Chaos had a new address. The space between the Sheraton’s front doorstep where Will stood, and the driveway where Darcy was being mobbed, as the media pack split to chase this new angle.

The air rent with cries of, “Will, over here.” “Will, this way.” And, “Darcy, Darcy do you love Will?” “Are you in love with Will?” Above it all Ted Barstow’s baritone, “Enough! Get away. Leave him alone.”

Darcy put her hands up in front of her face to ward off the barrage of cameras and microphones. At her side Russ said, “Shit, Darce.” Someone shoved him and he stumbled. “We’re out of here.”

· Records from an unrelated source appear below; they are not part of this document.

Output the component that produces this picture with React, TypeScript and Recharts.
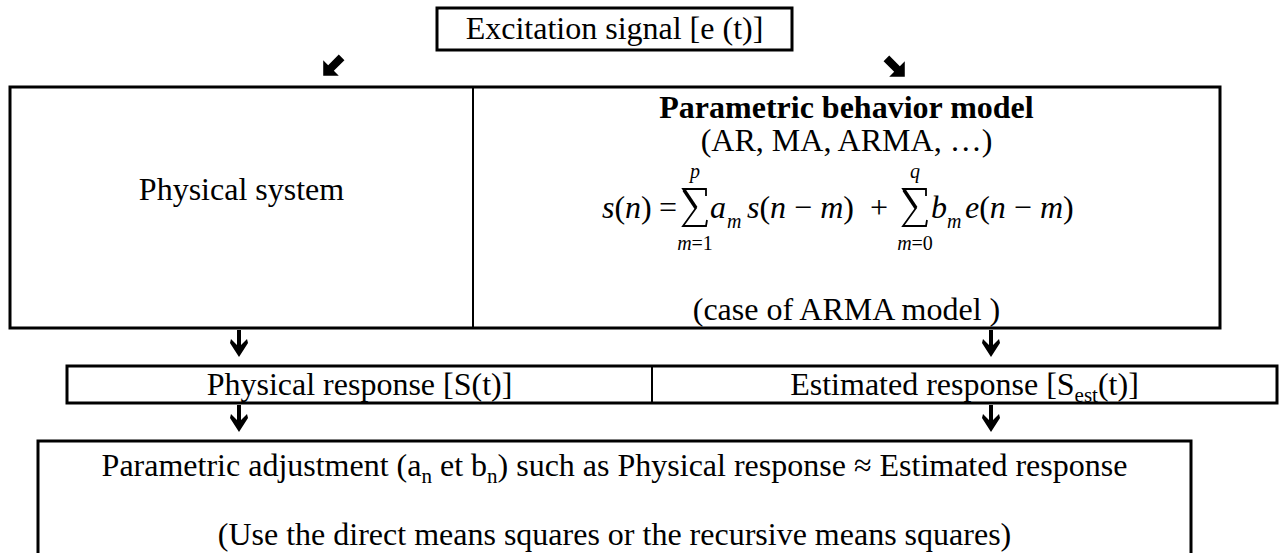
import { ComposedChart, XAxis, YAxis, Scatter, ReferenceArea, ReferenceLine } from "recharts";

const W = 1284;
const H = 553;
const FONT = "'Liberation Serif', 'Times New Roman', Times, serif";

// diagram frame, in page pixels (x1, x2, y1, y2)
const boxes = [
  { x1: 437, x2: 792, y1: 8, y2: 50 },
  { x1: 10, x2: 1220, y1: 87, y2: 328 },
  { x1: 67, x2: 1277, y1: 366, y2: 403 },
  { x1: 38, x2: 1191, y1: 441, y2: 580 },
];
const dividers = [
  { x: 473, y1: 87, y2: 328 },
  { x: 652, y1: 366, y2: 403 },
];

type Seg = string | { t: string; sub?: boolean };

const labels: { x: number; y: number; seg: Seg[]; bold?: boolean }[] = [
  { x: 614.5, y: 39, seg: ["Excitation signal [e (t)]"] },
  { x: 241.5, y: 200, seg: ["Physical system"] },
  { x: 846.5, y: 118, seg: ["Parametric behavior model"], bold: true },
  { x: 846.5, y: 151, seg: ["(AR, MA, ARMA, …)"] },
  { x: 846.5, y: 320, seg: ["(case of ARMA model )"] },
  { x: 359.5, y: 395, seg: ["Physical response [S(t)]"] },
  { x: 964.5, y: 395, seg: ["Estimated response [S", { t: "est", sub: true }, "(t)]"] },
  {
    x: 614.5,
    y: 476,
    seg: ["Parametric adjustment (a", { t: "n", sub: true }, " et b", { t: "n", sub: true }, ") such as Physical response ≈ Estimated response"],
  },
  { x: 614.5, y: 545, seg: ["(Use the direct means squares or the recursive means squares)"] },
];

// sums of the ARMA formula: offset of the sigma from the formula anchor, limits
const sums = [
  { dx: -151, top: "p", low: "1" },
  { dx: 69, top: "q", low: "0" },
];

const diagArrows = [
  { x: 331, y: 68, rot: 135 },
  { x: 897, y: 69, rot: 45 },
];
const downArrows = [
  { x: 239, y: 344 },
  { x: 991, y: 344 },
  { x: 239, y: 419 },
  { x: 991, y: 419 },
];
const formulaAt = [{ x: 846, y: 218 }];

function LabelShape(props: any) {
  const { cx, cy, payload } = props;
  let down = false;
  return (
    <text x={cx} y={cy} textAnchor="middle" fontFamily={FONT} fontSize={32} fontWeight={payload.bold ? 700 : 400} fill="#000">
      {payload.seg.map((s: Seg, i: number) => {
        if (typeof s === "string") {
          const dy = down ? -7 : 0;
          down = false;
          return <tspan key={i} dy={dy}>{s}</tspan>;
        }
        down = true;
        return <tspan key={i} dy={7} fontSize={21}>{s.t}</tspan>;
      })}
    </text>
  );
}

function DiagArrow(props: any) {
  const { cx, cy, payload } = props;
  return (
    <path
      d="M -15 -4 L 0 -4 L 0 -11 L 11 0 L 0 11 L 0 4 L -15 4 Z"
      transform={`translate(${cx},${cy}) rotate(${payload.rot})`}
      fill="#000"
    />
  );
}

function DownArrow(props: any) {
  const { cx, cy } = props;
  return (
    <path
      d="M -2 -14 L 2 -14 L 2 1 L 8 -5 L 9 -1 L 0 13 L -9 -1 L -8 -5 L -2 1 Z"
      transform={`translate(${cx},${cy})`}
      fill="#000"
    />
  );
}

function Formula(props: any) {
  const { cx, cy } = props;
  const it = (t: string) => <tspan fontStyle="italic">{t}</tspan>;
  return (
    <g fontFamily={FONT} fill="#000">
      <text x={cx - 244} y={cy} fontSize={32}>{it("s")}({it("n")})</text>
      <text x={cx - 187} y={cy} fontSize={32}>=</text>
      {sums.map((s, i) => {
        const x = cx + s.dx;
        return (
          <g key={i}>
            <path
              d={`M ${x + 11} ${cy - 22} L ${x + 11} ${cy - 29} L ${x - 12} ${cy - 29} L ${x + 1} ${cy - 10} L ${x - 12} ${cy + 8} L ${x + 11} ${cy + 8} L ${x + 12} ${cy + 2}`}
              stroke="#000"
              strokeWidth={1.8}
              fill="none"
            />
            <line x1={x - 11} y1={cy - 28} x2={x + 1} y2={cy - 10} stroke="#000" strokeWidth={3.5} />
            <text x={x} y={cy - 40} fontSize={20} textAnchor="middle">{it(s.top)}</text>
            <text x={x} y={cy + 32} fontSize={20} textAnchor="middle">{it("m")}={s.low}</text>
          </g>
        );
      })}
      <text x={cx - 136} y={cy} fontSize={32}>{it("a")}</text>
      <text x={cx - 119} y={cy + 10} fontSize={20}>{it("m")}</text>
      <text x={cx - 99} y={cy} fontSize={32}>{it("s")}({it("n")} − {it("m")})</text>
      <text x={cx + 24} y={cy} fontSize={32}>+</text>
      <text x={cx + 85} y={cy} fontSize={32}>{it("b")}</text>
      <text x={cx + 101} y={cy + 10} fontSize={20}>{it("m")}</text>
      <text x={cx + 119} y={cy} fontSize={32}>{it("e")}({it("n")} − {it("m")})</text>
    </g>
  );
}

export default function App() {
  return (
    <div style={{ position: "absolute", left: 0, top: 0, background: "#fff" }}>
      <ComposedChart width={W} height={H} margin={{ top: 0, right: 0, bottom: 0, left: 0 }}>
        <XAxis type="number" dataKey="x" domain={[0, W]} hide allowDataOverflow />
        <YAxis type="number" dataKey="y" domain={[0, H]} reversed hide allowDataOverflow />
        {boxes.map((b, i) => (
          <ReferenceArea
            key={i}
            x1={b.x1}
            x2={b.x2}
            y1={b.y1}
            y2={b.y2}
            fill="#fff"
            fillOpacity={0}
            stroke="#000"
            strokeWidth={3}
            strokeOpacity={1}
            ifOverflow="visible"
          />
        ))}
        {dividers.map((d, i) => (
          <ReferenceLine
            key={i}
            segment={[{ x: d.x, y: d.y1 }, { x: d.x, y: d.y2 }]}
            stroke="#000"
            strokeWidth={2}
            ifOverflow="visible"
          />
        ))}
        <Scatter data={labels} isAnimationActive={false} shape={(p: any) => <LabelShape {...p} />} />
        <Scatter data={formulaAt} isAnimationActive={false} shape={(p: any) => <Formula {...p} />} />
        <Scatter data={diagArrows} isAnimationActive={false} shape={(p: any) => <DiagArrow {...p} />} />
        <Scatter data={downArrows} isAnimationActive={false} shape={(p: any) => <DownArrow {...p} />} />
      </ComposedChart>
    </div>
  );
}
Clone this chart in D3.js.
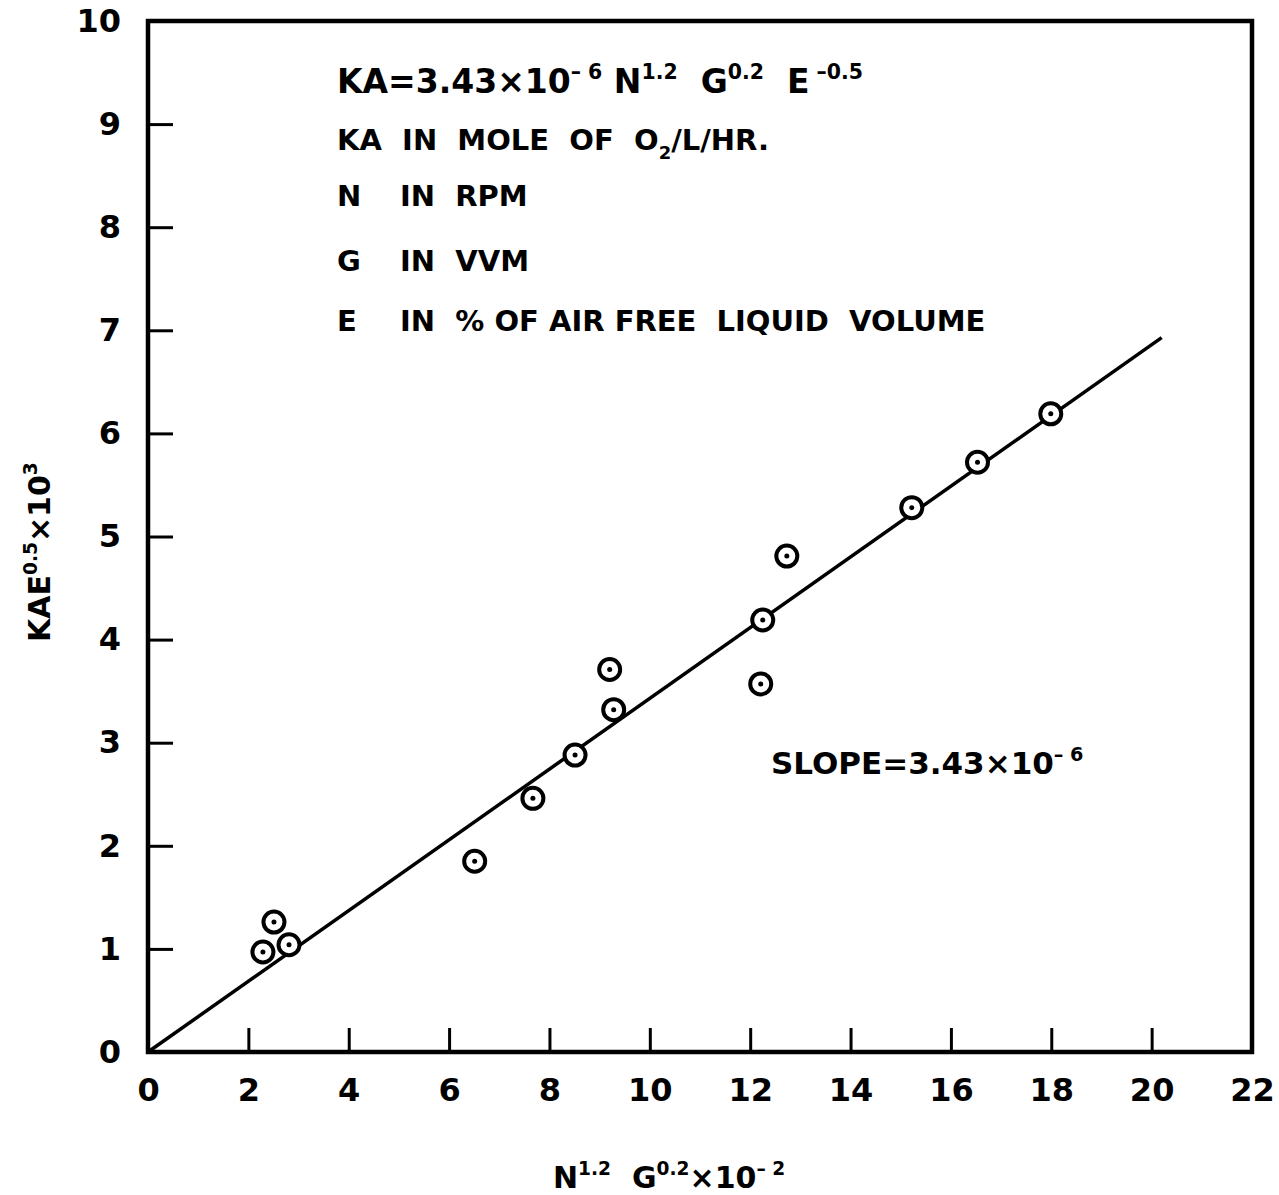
<!DOCTYPE html>
<html>
<head>
<meta charset="utf-8">
<script src="https://cdn.jsdelivr.net/npm/d3@7"></script>
<style>
  body { margin: 0; background: #fff; }
  text { font-family: "DejaVu Sans", sans-serif; font-weight: bold; fill: #000; }
</style>
</head>
<body>
<script>
var w = 1279;
var h = 1195;

// data
var xVals = [2.29, 2.51, 2.81, 6.51, 7.67, 8.51, 9.20, 9.28, 12.21, 12.25, 12.73, 15.22, 16.53, 17.99];
var yVals = [0.97, 1.26, 1.04, 1.85, 2.46, 2.88, 3.71, 3.32, 3.57, 4.19, 4.81, 5.28, 5.72, 6.19];
var xTicks = [0, 2, 4, 6, 8, 10, 12, 14, 16, 18, 20, 22];
var yTicks = [0, 1, 2, 3, 4, 5, 6, 7, 8, 9, 10];
var slope = 0.343;
var fitX = [0, 20.2];

var dataset = xVals.map(function(d, i) { return [d, yVals[i]]; });

var xScale = d3.scaleLinear().domain([0, 22]).range([148, 1252]);
var yScale = d3.scaleLinear().domain([0, 10]).range([1052, 21]);

var svg = d3.select("body")
            .append("svg")
            .attr("width", w)
            .attr("height", h);

// axes (inward ticks)
var xAxis = d3.axisBottom(xScale).tickValues(xTicks).tickSize(-24).tickPadding(26);
var yAxis = d3.axisLeft(yScale).tickValues(yTicks).tickSize(-25).tickPadding(27);

var gx = svg.append("g")
  .attr("transform", "translate(0," + yScale(0) + ")")
  .call(xAxis);
var gy = svg.append("g")
  .attr("transform", "translate(" + xScale(0) + ",0)")
  .call(yAxis);

[gx, gy].forEach(function(g) {
  g.select(".domain").remove();
  g.attr("font-size", 32);
  g.selectAll(".tick line").attr("stroke", "#000").attr("stroke-width", 3);
});

// frame
svg.append("rect")
  .attr("x", xScale(0))
  .attr("y", yScale(10))
  .attr("width", xScale(22) - xScale(0))
  .attr("height", yScale(0) - yScale(10))
  .attr("fill", "none")
  .attr("stroke", "#000")
  .attr("stroke-width", 4.5);

// fitted line
svg.append("line")
  .attr("x1", xScale(fitX[0]))
  .attr("y1", yScale(slope * fitX[0]))
  .attr("x2", xScale(fitX[1]))
  .attr("y2", yScale(slope * fitX[1]))
  .attr("stroke", "#000")
  .attr("stroke-width", 3.5);

// points: ring with centre dot
svg.selectAll("circle.ring")
  .data(dataset)
  .enter()
  .append("circle")
  .attr("class", "ring")
  .attr("cx", function(d) { return xScale(d[0]); })
  .attr("cy", function(d) { return yScale(d[1]); })
  .attr("r", 10.5)
  .attr("fill", "#fff")
  .attr("stroke", "#000")
  .attr("stroke-width", 4);

svg.selectAll("circle.dot")
  .data(dataset)
  .enter()
  .append("circle")
  .attr("class", "dot")
  .attr("cx", function(d) { return xScale(d[0]); })
  .attr("cy", function(d) { return yScale(d[1]); })
  .attr("r", 2.5)
  .attr("fill", "#000");

// text with super/subscripts; parts = [string, kind, x]
function rich(g, x, y, size, parts) {
  var t = g.append("text")
    .attr("x", x)
    .attr("y", y)
    .attr("font-size", size)
    .style("white-space", "pre");
  var cur = 0;
  parts.forEach(function(p) {
    var target = 0, fs = size;
    if (p[1] === "sup") { target = -size * 0.42; fs = size * 0.62; }
    if (p[1] === "sub") { target = size * 0.3; fs = size * 0.62; }
    var s = t.append("tspan").text(p[0]).attr("font-size", fs);
    if (target !== cur) s.attr("dy", target - cur);
    if (p[2] != null) s.attr("x", p[2]);
    cur = target;
  });
  return t;
}

rich(svg, 337, 93, 33, [
  ["KA=3.43\u00d710"], ["\u2013 6", "sup"], [" N"], ["1.2", "sup"], ["  G"], ["0.2", "sup"], ["  E"], [" \u20130.5", "sup"]
]);
rich(svg, 337, 150, 29, [["KA  IN  MOLE  OF  O"], ["2", "sub"], ["/L/HR."]]);
rich(svg, 337, 206, 29, [["N"], ["IN  RPM", null, 400]]);
rich(svg, 337, 271, 29, [["G"], ["IN  VVM", null, 400]]);
rich(svg, 337, 331, 29, [["E"], ["IN  % OF AIR FREE  LIQUID  VOLUME", null, 400]]);

rich(svg, 771, 774, 31, [["SLOPE=3.43\u00d710"], ["\u2013 6", "sup"]]);

// axis titles
rich(svg, 553, 1188, 30, [["N"], ["1.2", "sup"], ["  G"], ["0.2", "sup"], ["\u00d710"], ["\u2013 2", "sup"]]);

var yt = svg.append("g").attr("transform", "translate(50,642) rotate(-90)");
rich(yt, 0, 0, 30, [["KAE"], ["0.5", "sup"], ["\u00d710"], ["3", "sup"]]);
</script>
</body>
</html>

He pushed a bunch of hands holding digital recorders away from her face and grabbed her arm, moving her backwards out of the melee. Darcy looked for Loud, lost somewhere in the shifting bodies. She looked for Will, caught the glass doors closing as he and Barstow disappeared inside, security stepping in to bar anyone following.

Her heart was thumping and she was shaking all over. Only Russ holding her arm stopped her sliding to her knees. Their car pulled up, Loud in the driver’s seat. Russ shoved her in the back seat and jumped in the front.

“Run over the bastards,” he laughed, as a cameraman stood in front of the car and Loud swerved to go around him.

“Not funny,” said Loud. “He never said that. The Premier, Robert Askin, he said—”

“Yeah like Prime Minister Hawke never said, ‘Any boss who sacks anyone for not turning up today is a bum’,” said Russ. He turned in his seat as Loud moved into the stream of traffic and pinned her with an evil glint. “Did you get it on with Parker?”

“I’m not the story.”

“You’re our story. You better get it straight. Merrit’s going to spew he let us come alone. He’ll have you do a piece to camera, ‘my affair with Australia’s billionaire jailbird’.”

“No. I’m not doing that.”

“Yeah you are,” said Loud. He was fiddling with the car radio, looking for a news broadcast. Everyone else will have it. We have you.”

They were right. Will not only recognised her, he’d outed her to every news organisation in the country. There was no way out of this. She’d be forced to talk about him. She scrabbled on the floor for her handbag, tucked under the seat in front. She needed her phone. She needed to call Peter to get a number for Will. She needed to talk to Will, to see him, to know if he was all right. If he meant what he said.

“Shit Darce, you and Parker. He looked surprised to see you,” said Russ, still facing backwards.

“Shut up, Russ,” she said, dragging her bag onto the seat and palming her mobile.

“Who are you calling?”

“Shut up, Russ.”

An announcer on the radio said, “Billionaire jailbird, Will Parker, surprised journalists in a doorstop today by declaring his love for Channel Five’s
News Tonight
host, Darcy Campbell.”

She groaned and speed-dialled Peter.

“Turn it off,” said Russ to Loud, but not to spare her ears, so he could eavesdrop on her call.

She ignored him and counted the rings.
Pick up, Peter, pick up
. The call connected, Peter’s, brisk, “Peter Parker.”

“Peter, where is Will?”

“Darcy, hey. At a rough guess, at his beloved Confucian temple. But I have a nasty feeling you’re going to tell me something different. Should I be afraid?”